“Big data is not about the data.*”
― Gary King, Harvard University
Machine Learning. Deep Learning. Data Science. Artificial Intelligence. Big Data.
Not a day goes by that one or all of these buzzwords stream past in our business news feeds.
Data analytics has become mainstream. And you better jump on board or risk being left at the station!
Just within the last year or so, searches of these topics have taken off. In fact, according to Google, in early 2017, search interest in one of these topics, machine learning, has eclipsed that of big data:
So, how do time series methods for forecasting fit into the taxonomy that currently defines the data science field?
Data science taxonomy
Key data science terms that are related to time series methods for forecasting are data mining, predictive analytics, machine learning (supervised and unsupervised), regression, structured and unstructured data.
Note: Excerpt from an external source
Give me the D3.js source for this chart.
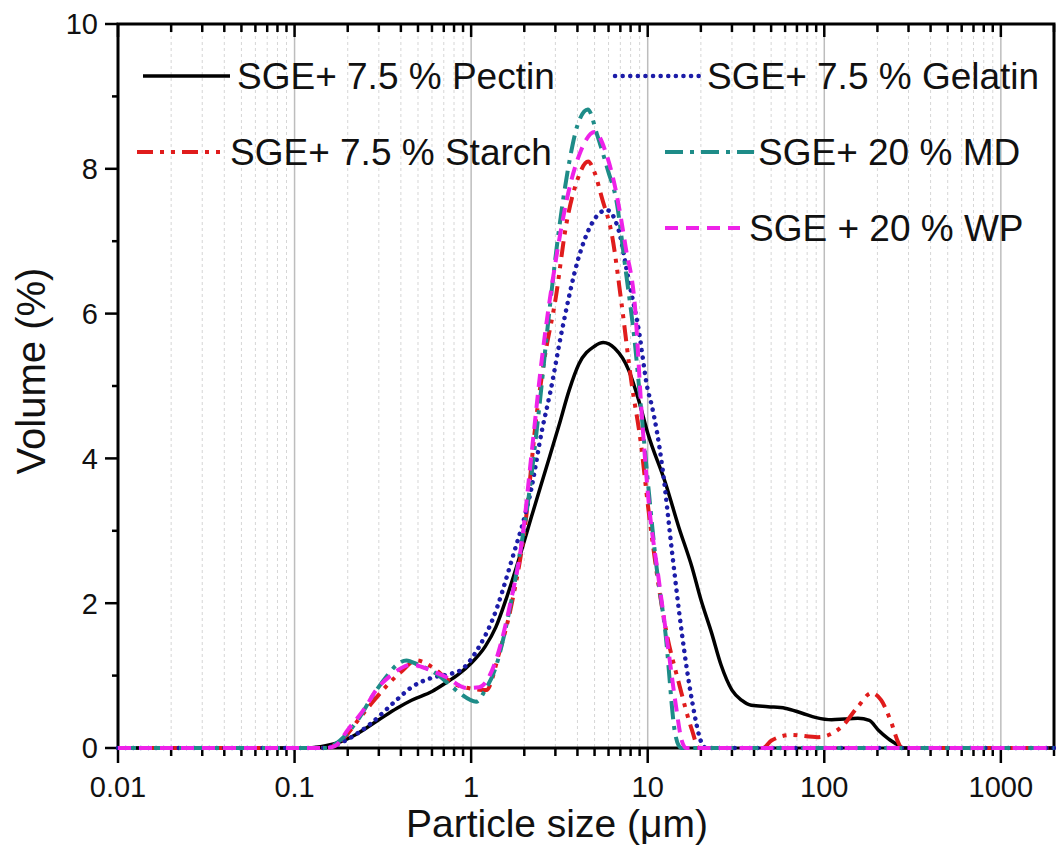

These are not necessarily mutually exclusive. At the risk of incurring the wrath of the data science gods, here is our simplification:
Structured vs. unstructured data
Structured data are organized into “rows and columns” (spreadsheet); unstructured data are not (text in a book).
Time series methods use structured data.
Data mining seeks to find patterns in data, whether structured or unstructured.
Time series methods seek to find patterns that repeat over time.
Predictive analytics seeks to find a relationship between a variable of interest (e.g. customer churn) and multiple dimensions (e.g. age, length of contract, zip code). These dimensions can be used to predict the likelihood of a customer churning (in our example).
Typically, predictive analytics is not based on time series data but “cross-sectional” data like a customer set. Additionally, time series methods use only a very limited set of dimensions, the primary one being past behavior of the variable being forecasted (e.g. sales).
Time series methods typically use the past behavior of the variable being forecasted as the primary dimension.
Machine learning means that a computer is using a program (algorithm) to “connect the dots” in the data. If you run a regression model in Excel you are engaging in machine learning.
However, supervised machine learning does not mean you are keeping watch over Excel as it does its stuff!
Supervised machine learning means that the computer is seeking to find a relationship between a single variable (e.g. churn) and many dimensional variables (e.g. age, length of contract, zip code).
Unsupervised machine learning means that the computer is seeking to find a relationship between many dimensions (e.g. age, length of contract, zip code) so that customers can, for example, be clustered into a small number of groups or tribes with similar characteristics.
Time series methods are a type of supervised machine learning since they attempt to find a relationship between present and past behavior.
Regression is one way a machine finds relationships between a single variable and a few (or many) dimensional variables or past values of the variable itself. There are several flavors of regression.
So, when you use time series methods for forecasting you are probably mining structured data using supervised, regression- or maximum likelihood-based, machine learning.